Can't Beat It

Never-ending street renovation hasn't put a stop to the Washington Avenue Beat Festival

Aug 28, 2002 at 4:00 am
The never-ending construction on Washington Avenue is certainly a pain in the ass, both for club owners, whose business suffers when their confused and frightened West County patrons can't figure out where to park their SUVs, and for stalwart clubgoers, who must navigate a sadistic obstacle course before they can get their beat fix. It's hard to come off all rah-rah-go-city! when the city's "improvement" efforts drag on with no end in sight. In our darkest hours, we wonder whether the interminable chaos will kill the downtown dance scene before it ever gets the chance to thrive, whether Washington Avenue and its environs will devolve into a yupped-out dystopia for people who thought they wanted to be where all the street life was until they figured out that, hey, street life can be noisy.

We can indulge in gloom-and-doom prognostications till the cows come home or the construction workers go home, but minor nuisances such as yawning chasms and blocked-off streets won't stop the brave, stubborn folks behind the sixth Washington Avenue Beat Festival, which begins at 9 p.m. Sunday, September 1, and runs until 3 a.m. Monday, September 2. The organizers have been dealing with this bullshit for well over a year, but their twice-annual throwdown keeps getting better and better. Five clubs, all within comfortable strolling distance of one another, participate in the event, and thousands upon thousands of people show up.

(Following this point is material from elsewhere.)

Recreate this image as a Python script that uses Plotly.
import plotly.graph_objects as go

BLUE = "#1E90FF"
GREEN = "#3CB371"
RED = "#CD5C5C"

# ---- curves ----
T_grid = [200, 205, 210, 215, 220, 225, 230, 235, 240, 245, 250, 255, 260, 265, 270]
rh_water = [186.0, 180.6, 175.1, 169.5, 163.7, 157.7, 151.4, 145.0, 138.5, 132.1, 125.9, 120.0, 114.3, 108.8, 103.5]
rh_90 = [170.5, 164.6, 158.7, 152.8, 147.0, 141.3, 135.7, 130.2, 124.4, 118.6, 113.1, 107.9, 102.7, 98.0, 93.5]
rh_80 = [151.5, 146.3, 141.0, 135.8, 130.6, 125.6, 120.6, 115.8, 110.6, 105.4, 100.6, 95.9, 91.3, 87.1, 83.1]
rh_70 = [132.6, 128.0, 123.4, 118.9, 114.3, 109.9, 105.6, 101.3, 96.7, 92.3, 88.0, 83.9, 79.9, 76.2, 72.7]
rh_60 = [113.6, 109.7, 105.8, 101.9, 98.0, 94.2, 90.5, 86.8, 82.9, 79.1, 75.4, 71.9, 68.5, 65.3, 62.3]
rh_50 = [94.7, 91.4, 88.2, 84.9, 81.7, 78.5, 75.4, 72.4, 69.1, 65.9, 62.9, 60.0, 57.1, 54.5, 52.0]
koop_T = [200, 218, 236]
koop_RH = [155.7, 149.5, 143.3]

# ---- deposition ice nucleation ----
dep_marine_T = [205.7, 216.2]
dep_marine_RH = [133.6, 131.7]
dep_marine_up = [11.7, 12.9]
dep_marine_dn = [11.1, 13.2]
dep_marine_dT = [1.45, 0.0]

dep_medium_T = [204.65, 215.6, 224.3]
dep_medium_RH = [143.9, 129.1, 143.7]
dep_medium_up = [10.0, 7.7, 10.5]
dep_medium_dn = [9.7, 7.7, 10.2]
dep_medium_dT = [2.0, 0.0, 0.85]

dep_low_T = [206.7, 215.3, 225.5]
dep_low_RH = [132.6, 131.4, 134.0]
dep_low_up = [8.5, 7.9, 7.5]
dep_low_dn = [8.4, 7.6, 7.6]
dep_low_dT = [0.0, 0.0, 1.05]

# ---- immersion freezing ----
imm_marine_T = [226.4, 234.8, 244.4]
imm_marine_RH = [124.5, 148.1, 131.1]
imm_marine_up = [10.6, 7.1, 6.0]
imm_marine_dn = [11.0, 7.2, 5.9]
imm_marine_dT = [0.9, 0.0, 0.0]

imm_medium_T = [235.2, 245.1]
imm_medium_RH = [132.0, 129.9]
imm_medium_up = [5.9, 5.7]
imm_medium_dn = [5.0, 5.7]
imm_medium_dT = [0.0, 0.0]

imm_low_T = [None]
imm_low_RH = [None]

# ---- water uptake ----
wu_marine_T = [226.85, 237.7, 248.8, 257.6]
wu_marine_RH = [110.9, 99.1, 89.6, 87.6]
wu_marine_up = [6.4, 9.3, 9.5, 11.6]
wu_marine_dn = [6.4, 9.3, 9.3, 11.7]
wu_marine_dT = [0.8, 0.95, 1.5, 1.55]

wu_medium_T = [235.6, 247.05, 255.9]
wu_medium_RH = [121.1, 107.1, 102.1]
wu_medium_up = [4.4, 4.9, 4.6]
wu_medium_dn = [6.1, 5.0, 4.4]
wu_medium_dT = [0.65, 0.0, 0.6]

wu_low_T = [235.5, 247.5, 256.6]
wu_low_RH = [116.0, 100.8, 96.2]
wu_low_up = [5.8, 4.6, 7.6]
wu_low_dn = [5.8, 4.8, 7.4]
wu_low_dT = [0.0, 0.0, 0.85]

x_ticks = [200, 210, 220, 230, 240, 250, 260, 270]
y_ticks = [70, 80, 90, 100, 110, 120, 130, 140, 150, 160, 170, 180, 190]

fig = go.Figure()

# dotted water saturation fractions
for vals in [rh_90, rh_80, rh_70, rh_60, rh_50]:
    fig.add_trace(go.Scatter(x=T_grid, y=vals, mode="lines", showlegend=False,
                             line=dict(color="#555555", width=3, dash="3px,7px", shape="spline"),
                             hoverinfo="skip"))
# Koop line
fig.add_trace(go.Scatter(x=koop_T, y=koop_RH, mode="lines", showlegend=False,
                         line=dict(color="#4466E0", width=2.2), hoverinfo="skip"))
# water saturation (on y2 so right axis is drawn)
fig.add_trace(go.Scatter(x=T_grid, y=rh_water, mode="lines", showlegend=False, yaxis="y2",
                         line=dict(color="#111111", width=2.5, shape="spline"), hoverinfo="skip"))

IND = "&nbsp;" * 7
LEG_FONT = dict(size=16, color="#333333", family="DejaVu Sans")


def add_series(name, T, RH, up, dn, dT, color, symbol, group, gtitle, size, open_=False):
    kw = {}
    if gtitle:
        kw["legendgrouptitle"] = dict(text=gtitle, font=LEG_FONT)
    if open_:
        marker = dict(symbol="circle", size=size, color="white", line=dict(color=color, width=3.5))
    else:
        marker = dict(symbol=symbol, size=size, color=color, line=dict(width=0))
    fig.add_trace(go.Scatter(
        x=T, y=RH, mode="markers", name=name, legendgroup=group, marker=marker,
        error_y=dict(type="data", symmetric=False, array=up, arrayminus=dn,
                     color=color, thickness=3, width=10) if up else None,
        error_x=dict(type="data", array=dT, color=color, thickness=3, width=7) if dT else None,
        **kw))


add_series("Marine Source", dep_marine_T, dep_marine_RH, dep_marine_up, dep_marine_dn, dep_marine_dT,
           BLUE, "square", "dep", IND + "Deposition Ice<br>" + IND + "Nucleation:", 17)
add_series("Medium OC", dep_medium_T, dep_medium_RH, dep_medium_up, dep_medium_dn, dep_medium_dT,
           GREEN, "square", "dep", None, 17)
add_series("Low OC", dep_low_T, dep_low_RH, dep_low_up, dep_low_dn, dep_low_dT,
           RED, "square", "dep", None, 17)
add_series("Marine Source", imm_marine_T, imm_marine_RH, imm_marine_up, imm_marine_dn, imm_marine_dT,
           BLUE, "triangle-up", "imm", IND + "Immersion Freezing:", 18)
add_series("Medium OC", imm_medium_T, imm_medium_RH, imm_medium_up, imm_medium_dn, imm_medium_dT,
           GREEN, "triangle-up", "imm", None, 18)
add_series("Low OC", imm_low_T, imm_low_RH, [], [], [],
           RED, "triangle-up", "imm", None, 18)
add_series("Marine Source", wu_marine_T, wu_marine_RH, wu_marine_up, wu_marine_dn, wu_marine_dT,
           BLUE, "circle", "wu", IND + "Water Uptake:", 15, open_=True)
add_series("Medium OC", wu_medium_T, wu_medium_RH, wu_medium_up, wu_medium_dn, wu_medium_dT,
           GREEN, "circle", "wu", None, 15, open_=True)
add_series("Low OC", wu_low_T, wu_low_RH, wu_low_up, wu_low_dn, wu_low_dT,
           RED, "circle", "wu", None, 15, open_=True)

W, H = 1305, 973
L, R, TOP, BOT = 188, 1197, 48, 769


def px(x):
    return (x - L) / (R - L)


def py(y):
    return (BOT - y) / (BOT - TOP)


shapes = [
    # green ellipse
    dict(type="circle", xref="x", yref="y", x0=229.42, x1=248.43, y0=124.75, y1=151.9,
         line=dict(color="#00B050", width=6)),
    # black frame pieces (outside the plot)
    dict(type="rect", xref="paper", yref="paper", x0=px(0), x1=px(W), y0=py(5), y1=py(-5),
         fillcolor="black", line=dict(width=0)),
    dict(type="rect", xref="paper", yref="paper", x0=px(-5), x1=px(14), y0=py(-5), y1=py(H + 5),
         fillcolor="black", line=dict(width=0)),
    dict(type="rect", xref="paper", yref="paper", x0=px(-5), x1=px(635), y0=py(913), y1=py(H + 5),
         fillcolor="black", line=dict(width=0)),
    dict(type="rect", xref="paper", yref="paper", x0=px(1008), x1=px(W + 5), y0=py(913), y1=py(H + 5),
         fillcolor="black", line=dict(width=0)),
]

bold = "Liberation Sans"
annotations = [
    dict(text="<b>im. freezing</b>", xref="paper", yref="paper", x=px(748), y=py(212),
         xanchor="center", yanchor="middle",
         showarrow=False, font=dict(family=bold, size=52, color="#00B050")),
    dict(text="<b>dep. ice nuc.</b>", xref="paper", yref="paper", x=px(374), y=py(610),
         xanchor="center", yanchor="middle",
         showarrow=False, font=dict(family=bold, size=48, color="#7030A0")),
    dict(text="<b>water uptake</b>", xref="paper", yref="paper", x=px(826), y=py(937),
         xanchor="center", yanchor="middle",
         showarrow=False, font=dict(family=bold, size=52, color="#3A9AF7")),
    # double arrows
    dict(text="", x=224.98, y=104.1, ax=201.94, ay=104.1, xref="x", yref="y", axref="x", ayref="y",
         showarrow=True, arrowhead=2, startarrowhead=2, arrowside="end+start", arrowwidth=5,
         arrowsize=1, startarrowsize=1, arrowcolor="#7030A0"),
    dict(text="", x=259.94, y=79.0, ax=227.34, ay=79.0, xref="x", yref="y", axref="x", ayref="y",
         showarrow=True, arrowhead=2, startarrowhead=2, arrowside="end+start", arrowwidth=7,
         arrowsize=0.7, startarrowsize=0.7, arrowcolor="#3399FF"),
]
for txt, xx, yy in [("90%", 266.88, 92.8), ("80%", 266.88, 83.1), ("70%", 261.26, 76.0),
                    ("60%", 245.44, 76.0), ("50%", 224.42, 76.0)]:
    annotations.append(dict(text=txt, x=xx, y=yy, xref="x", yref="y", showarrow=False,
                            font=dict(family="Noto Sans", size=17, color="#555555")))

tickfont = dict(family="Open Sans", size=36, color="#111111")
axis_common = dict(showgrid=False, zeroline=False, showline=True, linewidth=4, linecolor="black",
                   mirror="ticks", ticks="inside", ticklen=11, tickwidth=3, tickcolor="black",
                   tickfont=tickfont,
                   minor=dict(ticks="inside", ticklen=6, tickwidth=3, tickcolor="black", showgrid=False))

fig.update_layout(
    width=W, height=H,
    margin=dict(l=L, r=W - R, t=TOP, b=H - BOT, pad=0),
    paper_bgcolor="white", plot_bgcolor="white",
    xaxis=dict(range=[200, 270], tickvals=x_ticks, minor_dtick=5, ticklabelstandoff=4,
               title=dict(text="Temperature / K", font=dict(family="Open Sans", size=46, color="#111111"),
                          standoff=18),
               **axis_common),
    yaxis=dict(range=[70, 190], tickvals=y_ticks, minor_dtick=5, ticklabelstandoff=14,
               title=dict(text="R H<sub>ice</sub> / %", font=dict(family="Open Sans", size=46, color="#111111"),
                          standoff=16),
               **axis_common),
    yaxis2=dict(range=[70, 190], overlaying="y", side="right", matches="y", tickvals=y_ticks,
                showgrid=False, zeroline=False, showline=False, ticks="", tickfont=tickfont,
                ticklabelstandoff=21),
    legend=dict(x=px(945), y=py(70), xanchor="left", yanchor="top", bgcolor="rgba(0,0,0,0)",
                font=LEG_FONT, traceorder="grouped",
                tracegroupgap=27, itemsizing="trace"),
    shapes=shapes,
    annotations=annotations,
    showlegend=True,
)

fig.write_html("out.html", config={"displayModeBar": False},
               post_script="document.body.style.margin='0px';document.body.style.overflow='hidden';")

Walking the streets during Beat Fest is a surefire way to cure anyone of the cowtown blues -- twice a year, Washington's like a little Manhattan, with happy hordes of pretty youth all tarted up in their fancy duds, popping in and out of clubs, traipsing down the alleyways, stumbling over panhandlers, getting their cute li'l freak on.

The happenin' throngs would be reason enough to check out Beat Fest, but the stellar lineup is the real dealmaker. Each installment is a perfect mix of cutting-edge newcomers, perennial favorites, local heroes and some gasp-inducing hotshot whom you just can't believe they managed to lure to St. Louis. Last spring, that hotshot was none other than hip-hop visionary Prince Paul, who headlined the Galaxy; his incendiary set of old-school jams even managed to rouse Radar Station from our customary paralytic stupor. For this go-round, the reigning hotshot has gotta be Prince Paul's Handsome Boy Modeling School cohort Dan "the Automator" Nakamura, who's a stone-cold genius, whether he's working with underground rapper and certified perv Kool Keith or with his platinum-selling cartoon band, Gorillaz. (Before headlining at the Galaxy on Sunday night, the Automator is doing an in-store at Vintage Vinyl at 2 p.m.)

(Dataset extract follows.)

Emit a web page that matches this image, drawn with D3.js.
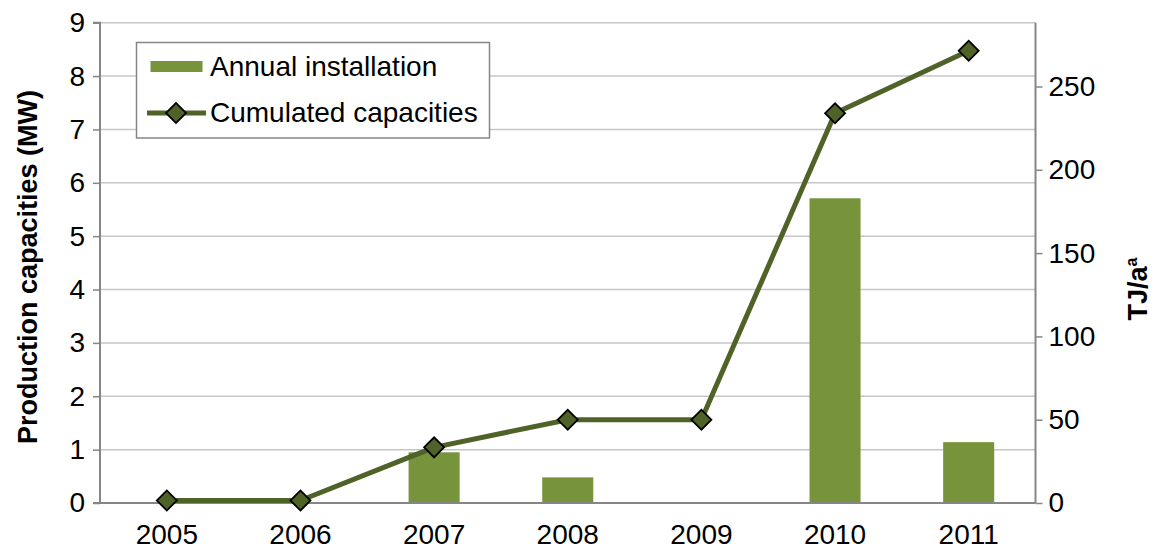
<!DOCTYPE html>
<html>
<head>
<meta charset="utf-8">
<script src="https://cdn.jsdelivr.net/npm/d3@7"></script>
<style>
html,body{margin:0;padding:0;background:#fff;}
svg{display:block;font-family:"Liberation Sans",Arial,sans-serif;}
</style>
</head>
<body>
<svg id="chart" width="1155" height="550"></svg>
<script>
const years = ["2005","2006","2007","2008","2009","2010","2011"];
const annualInstallation = [0, 0, 0.95, 0.48, 0, 5.71, 1.14];   // MW (left axis)
const cumulatedCapacities = [1.5, 1.5, 33.4, 50, 50, 234, 271.5]; // TJ/a (right axis)
const leftTicks = [0,1,2,3,4,5,6,7,8,9];
const rightTicks = [0,50,100,150,200,250];
const seriesNames = ["Annual installation", "Cumulated capacities"];

const svg = d3.select("#chart");
const L = 100, R = 1035.5, T = 22.7, B = 503;
const barColor = "#77933c", lineColor = "#4f6228", axisColor = "#868686", gridColor = "#c6c6c6";
const fs = 28;

const x = d3.scaleBand().domain(years).range([L, R]).paddingInner(0.618).paddingOuter(0.309);
const yL = d3.scaleLinear().domain([0, 9]).range([B, T]);
const yR = d3.scaleLinear().domain([0, 288.3]).range([B, T]);

// gridlines
svg.append("g").selectAll("line").data(leftTicks.slice(1)).join("line")
  .attr("x1", L).attr("x2", R).attr("y1", d => yL(d)).attr("y2", d => yL(d))
  .attr("stroke", gridColor).attr("stroke-width", 1.5);

// bars
svg.append("g").selectAll("rect").data(years.map((y,i)=>({y, v: annualInstallation[i]}))).join("rect")
  .attr("x", d => x(d.y)).attr("width", x.bandwidth())
  .attr("y", d => yL(d.v)).attr("height", d => B - yL(d.v))
  .attr("fill", barColor);

// axes
const axL = svg.append("g").attr("transform", `translate(${L},0)`)
  .call(d3.axisLeft(yL).tickValues(leftTicks).tickSize(7).tickPadding(8).tickFormat(d3.format("d")));
const axR = svg.append("g").attr("transform", `translate(${R},0)`)
  .call(d3.axisRight(yR).tickValues(rightTicks).tickSize(7).tickPadding(6).tickFormat(d3.format("d")));
const axB = svg.append("g").attr("transform", `translate(0,${B})`)
  .call(d3.axisBottom(x).tickSize(0).tickPadding(21));
[axL, axR, axB].forEach(a => {
  a.select(".domain").attr("stroke", axisColor).attr("stroke-width", 2);
  a.selectAll(".tick line").attr("stroke", axisColor).attr("stroke-width", 1.5);
  a.selectAll("text").attr("font-size", fs).attr("fill", "#000").attr("font-family", '"Liberation Sans",Arial,sans-serif');
});
axL.select(".domain").attr("d", `M-7,${T}H0V${B}H-7`);
axR.select(".domain").attr("d", `M0,${T}V${B}`);
axB.select(".domain").attr("d", `M${L},0H${R}`);
axB.selectAll("text").attr("dy", "0.71em");

// line
const pts = years.map((y,i)=>({y, v: cumulatedCapacities[i]}));
const line = d3.line().x(d => x(d.y) + x.bandwidth()/2).y(d => yR(d.v));
svg.append("path").datum(pts).attr("d", line).attr("fill","none")
  .attr("stroke", lineColor).attr("stroke-width", 5).attr("stroke-linejoin","round");
const diamond = d3.symbol().type(d3.symbolSquare).size(200);
svg.append("g").selectAll("path").data(pts).join("path")
  .attr("d", diamond())
  .attr("transform", d => `translate(${x(d.y)+x.bandwidth()/2},${yR(d.v)}) rotate(45)`)
  .attr("fill", lineColor).attr("stroke", "#000").attr("stroke-width", 1.8);

// axis titles
svg.append("text").attr("transform", `translate(37,267) rotate(-90)`)
  .attr("text-anchor","middle").attr("font-size", 27).attr("font-weight","bold")
  .text("Production capacities (MW)");
const rt = svg.append("text").attr("transform", `translate(1147,289) rotate(-90)`)
  .attr("text-anchor","middle").attr("font-size", 27).attr("font-weight","bold");
rt.append("tspan").text("TJ/a");
rt.append("tspan").attr("font-size", 16).attr("dy", -10).text("a");

// legend
const lg = svg.append("g");
lg.append("rect").attr("x", 136.5).attr("y", 42.5).attr("width", 353).attr("height", 95.5)
  .attr("fill", "#fff").attr("stroke", axisColor).attr("stroke-width", 1.5);
lg.append("rect").attr("x", 150.5).attr("y", 61).attr("width", 52).attr("height", 11).attr("fill", barColor);
lg.append("text").attr("x", 210).attr("y", 76).attr("font-size", fs).text(seriesNames[0]);
lg.append("line").attr("x1", 147).attr("x2", 206).attr("y1", 113).attr("y2", 113)
  .attr("stroke", lineColor).attr("stroke-width", 5);
lg.append("path").attr("d", diamond()).attr("transform", "translate(176,113) rotate(45)")
  .attr("fill", lineColor).attr("stroke", "#000").attr("stroke-width", 1.8);
lg.append("text").attr("x", 210).attr("y", 122).attr("font-size", fs).text(seriesNames[1]);
</script>
</body>
</html>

But Beat Fest has many highlights. Rue 13 boasts Jazzanova, a six-man DJ/producer collective that fashions a surprisingly soulful and organic-sounding nu-jazz/breakbeat/samba fusion almost entirely from samples. The Berlin-based beatmasters' new full-length, In Between, seems almost neurotically pristine at times -- thousands of microsurgically spliced beats, broken up and reconstituted into a glittering mosaic of sound -- but its polyrhythmic lushness is so engaging, so damned danceable, that what you hear is the soul, not the thankless nerd hours that went into faking it. The buzz factor on these guys is out of control, so be sure to show up plenty early. You won't regret it: Well-regarded house DJs Scott McMurray and Mark Churchill spin earlier in the evening, and the always amazing Hot House Sessions rounds out the bill.

Velvet's big booking coup this year is D:Fuse, a Texas native with roots in industrial who's widely acknowledged as one of the leaders in progressive trance. He's opened for Paul Oakenfold, and he records for Moonshine, which pretty much amounts to superstar status in the electronic-music world.

Tangerine offers the live electro-lounge of the Urban Jazz Naturals, who never fail to rock the house. Also on the menu are Pat Nice, a Kansas City native who spins deep house, and Kenny Kingston (a.k.a. Cougar Shuttle), of Litterthugz fame, who digs deep into the vaults for classic '80s party tracks.

Lo is a veritable oasis for drum & bass ladies: Headlining is Storm, who was at the forefront of the D&B movement. With her longtime collaborator, Kemistry, who died a few years ago in a freak car accident, Storm was one of the first successful female DJs in what is still a male-dominated genre. Opening are Kristen, of the local 2 Fly Bitches crew, and Empress, of NYC.